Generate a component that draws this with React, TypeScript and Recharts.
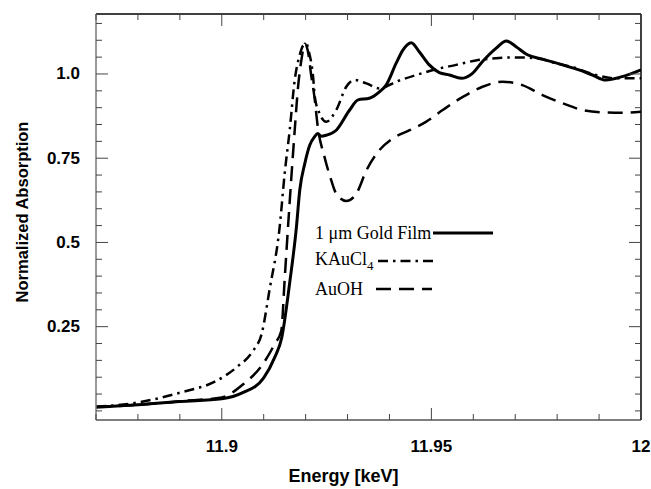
import React from 'react';
import { LineChart, Line, XAxis, YAxis } from 'recharts';

// energy (keV) / normalized absorption
const goldEnergy = [11.87, 11.88, 11.89, 11.9, 11.905, 11.91, 11.9126, 11.9143, 11.9162, 11.9178, 11.9186, 11.9198, 11.921, 11.9221, 11.9229, 11.9237, 11.9249, 11.9273, 11.9305, 11.9325, 11.9352, 11.9376, 11.9392, 11.9416, 11.9432, 11.9452, 11.9471, 11.9495, 11.9519, 11.9543, 11.9571, 11.9598, 11.9622, 11.9654, 11.9679, 11.9702, 11.9729, 11.9765, 11.9813, 11.9852, 11.9884, 11.9916, 11.9955, 12.0];
const goldAbs = [0.011, 0.018, 0.028, 0.036, 0.054, 0.098, 0.158, 0.217, 0.38, 0.545, 0.655, 0.734, 0.789, 0.813, 0.823, 0.815, 0.818, 0.833, 0.893, 0.923, 0.928, 0.947, 0.967, 1.032, 1.071, 1.093, 1.066, 1.027, 1.004, 0.997, 0.987, 1.002, 1.037, 1.076, 1.098, 1.081, 1.057, 1.044, 1.027, 1.012, 0.997, 0.982, 0.992, 1.012];

const kaucl4Energy = [11.87, 11.88, 11.89, 11.8987, 11.9035, 11.9075, 11.9095, 11.9114, 11.9138, 11.915, 11.9162, 11.9174, 11.9186, 11.9195, 11.9202, 11.9207, 11.9218, 11.9222, 11.9233, 11.9249, 11.9273, 11.9297, 11.9317, 11.9345, 11.9376, 11.9416, 11.9464, 11.9511, 11.9559, 11.9606, 11.9654, 11.9702, 11.9749, 11.9797, 11.9845, 11.9892, 11.994, 12.0];
const kaucl4Abs = [0.012, 0.025, 0.054, 0.089, 0.129, 0.179, 0.228, 0.36, 0.545, 0.704, 0.833, 0.982, 1.057, 1.086, 1.09, 1.07, 0.99, 0.932, 0.883, 0.858, 0.893, 0.962, 0.982, 0.972, 0.957, 0.977, 0.997, 1.014, 1.027, 1.04, 1.047, 1.049, 1.047, 1.032, 1.017, 0.997, 0.987, 0.987];

const auohEnergy = [11.87, 11.88, 11.89, 11.9, 11.9051, 11.9098, 11.9126, 11.9142, 11.915, 11.9158, 11.9166, 11.9174, 11.9182, 11.919, 11.9198, 11.9205, 11.9214, 11.9221, 11.9229, 11.9245, 11.9261, 11.9273, 11.9297, 11.9321, 11.9345, 11.9376, 11.9408, 11.9448, 11.9487, 11.9527, 11.9575, 11.9622, 11.967, 11.9717, 11.9765, 11.9813, 11.986, 11.9908, 11.9955, 12.0];
const auohAbs = [0.012, 0.018, 0.029, 0.04, 0.079, 0.139, 0.198, 0.238, 0.39, 0.545, 0.694, 0.833, 0.962, 1.042, 1.09, 1.07, 0.99, 0.932, 0.843, 0.754, 0.685, 0.645, 0.623, 0.645, 0.714, 0.774, 0.809, 0.833, 0.858, 0.893, 0.932, 0.962, 0.977, 0.967, 0.9375, 0.913, 0.893, 0.886, 0.885, 0.888];

const xTicks = [11.87, 11.88, 11.89, 11.9, 11.91, 11.92, 11.93, 11.94, 11.95, 11.96, 11.97, 11.98, 11.99, 12.0];
const xMajor = [11.9, 11.95, 12.0];
const xLabels = ['11.9', '11.95', '12'];
const yTicks = [0, 0.05, 0.1, 0.15, 0.2, 0.25, 0.3, 0.35, 0.4, 0.45, 0.5, 0.55, 0.6, 0.65, 0.7, 0.75, 0.8, 0.85, 0.9, 0.95, 1.0, 1.05, 1.1, 1.15];
const yMajor = [0.25, 0.5, 0.75, 1.0];
const yLabels = ['0.25', '0.5', '0.75', '1.0'];

const toPoints = (xs: number[], ys: number[]) => xs.map((x, i) => ({ x, y: ys[i] }));

const series = [
  { name: 'gold', data: toPoints(goldEnergy, goldAbs), width: 3, dash: undefined as string | undefined },
  { name: 'kaucl4', data: toPoints(kaucl4Energy, kaucl4Abs), width: 2.5, dash: '10 5 2.5 5' },
  { name: 'auoh', data: toPoints(auohEnergy, auohAbs), width: 2.5, dash: '15 8' },
];

const sans = '"Liberation Sans", Arial, sans-serif';
const tickFont = { fontFamily: sans, fontWeight: 700, fontSize: 17 };
const serif = '"Liberation Serif", "Times New Roman", serif';

const findMajor = (v: number, majors: number[]) => majors.findIndex(m => Math.abs(m - v) < 1e-6);

const BottomTick = (props: any) => {
  const { x, y, payload } = props;
  const idx = findMajor(payload.value, xMajor);
  return (
    <g>
      <line x1={x} x2={x} y1={y} y2={y - (idx >= 0 ? 12 : 6)} stroke="#444" strokeWidth={1} />
      {idx >= 0 && (
        <text x={x} y={y + 26} textAnchor="middle" dominantBaseline="central" fill="#000" {...tickFont}>
          {xLabels[idx]}
        </text>
      )}
    </g>
  );
};

const TopTick = (props: any) => {
  const { x, y, payload } = props;
  const major = findMajor(payload.value, xMajor) >= 0;
  return <line x1={x} x2={x} y1={y} y2={y + (major ? 12 : 6)} stroke="#444" strokeWidth={1} />;
};

const LeftTick = (props: any) => {
  const { x, y, payload } = props;
  const idx = findMajor(payload.value, yMajor);
  return (
    <g>
      <line x1={x} x2={x + (idx >= 0 ? 12 : 6)} y1={y} y2={y} stroke="#444" strokeWidth={1} />
      {idx >= 0 && (
        <text x={x - 16} y={y} textAnchor="end" dominantBaseline="central" fill="#000" {...tickFont}>
          {yLabels[idx]}
        </text>
      )}
    </g>
  );
};

const RightTick = (props: any) => {
  const { x, y, payload } = props;
  const major = findMajor(payload.value, yMajor) >= 0;
  return <line x1={x} x2={x - (major ? 12 : 6)} y1={y} y2={y} stroke="#444" strokeWidth={1} />;
};

const legendRows = [
  { label: <>1 μm Gold Film</>, dash: undefined as string | undefined, width: 3, gap: 2, len: 60 },
  { label: <>KAuCl<sub style={{ fontSize: 13 }}>4</sub></>, dash: '10 5 2.5 5', width: 2.5, gap: 4, len: 58 },
  { label: <>AuOH</>, dash: '15 8', width: 2.5, gap: 13, len: 56 },
];

export default function App() {
  return (
    <div style={{ position: 'absolute', left: 0, top: 0, width: 651, height: 489, background: '#fff' }}>
      <LineChart width={651} height={489} margin={{ top: 13, right: 9, bottom: 0, left: 0 }}>
        <XAxis
          xAxisId="bottom"
          dataKey="x"
          type="number"
          domain={[11.87, 12.0]}
          allowDataOverflow
          ticks={xTicks}
          interval={0}
          height={69}
          tickSize={0}
          tickMargin={0}
          tick={<BottomTick />}
          tickLine={false}
          axisLine={{ stroke: '#555', strokeWidth: 1.5 }}
          label={({ viewBox }: any) => (
            <text x={viewBox.x + viewBox.width / 2 - 25} y={viewBox.y + 56} textAnchor="middle" dominantBaseline="central" fill="#000" fontFamily={sans} fontWeight={700} fontSize={18}>
              Energy [keV]
            </text>
          )}
        />
        <XAxis
          xAxisId="top"
          orientation="top"
          dataKey="x"
          type="number"
          domain={[11.87, 12.0]}
          allowDataOverflow
          ticks={xTicks}
          interval={0}
          height={1}
          tickSize={0}
          tickMargin={0}
          tick={<TopTick />}
          tickLine={false}
          axisLine={{ stroke: '#000', strokeWidth: 1.5 }}
        />
        <YAxis
          yAxisId="left"
          type="number"
          domain={[-0.027, 1.178]}
          allowDataOverflow
          ticks={yTicks}
          interval={0}
          width={96}
          tickSize={0}
          tickMargin={0}
          tick={<LeftTick />}
          tickLine={false}
          axisLine={{ stroke: '#777', strokeWidth: 1.5 }}
          label={({ viewBox }: any) => (
            <text
              x={22}
              y={viewBox.y + viewBox.height / 2 - 5}
              textAnchor="middle"
              dominantBaseline="central"
              transform={`rotate(-90, 22, ${viewBox.y + viewBox.height / 2 - 5})`}
              fill="#000"
              fontFamily={sans}
              fontWeight={700}
              fontSize={16.5}
            >
              Normalized Absorption
            </text>
          )}
        />
        <YAxis
          yAxisId="right"
          orientation="right"
          type="number"
          domain={[-0.027, 1.178]}
          allowDataOverflow
          ticks={yTicks}
          interval={0}
          width={1}
          tickSize={0}
          tickMargin={0}
          tick={<RightTick />}
          tickLine={false}
          axisLine={{ stroke: '#000', strokeWidth: 1.5 }}
        />
        {series.map(s => (
          <Line
            key={s.name}
            xAxisId="bottom"
            yAxisId="left"
            data={s.data}
            dataKey="y"
            type="monotone"
            stroke="#000"
            strokeWidth={s.width}
            strokeDasharray={s.dash}
            dot={false}
            activeDot={false}
            isAnimationActive={false}
          />
        ))}
      </LineChart>

      {/* legend */}
      <div style={{ position: 'absolute', left: 315, top: 219, fontFamily: serif, fontSize: 18, color: '#000' }}>
        {legendRows.map((r, i) => (
          <div key={i} style={{ display: 'flex', alignItems: 'center', height: 28, whiteSpace: 'nowrap' }}>
            <span>{r.label}</span>
            <svg width={r.len} height={6} style={{ marginLeft: r.gap }}>
              <line x1={0} x2={r.len} y1={3} y2={3} stroke="#000" strokeWidth={r.width} strokeDasharray={r.dash} />
            </svg>
          </div>
        ))}
      </div>
    </div>
  );
}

───

REQUIREMENTS: Only the lines from the top of the data through the line with "Line, XAxis, YAxis" should be quoted, exactly and with both ends kept; skip the pictures.

FINAL RESULT:
Generate a component that draws this with React, TypeScript and Recharts.
import React from 'react';
import { LineChart, Line, XAxis, YAxis } from 'recharts';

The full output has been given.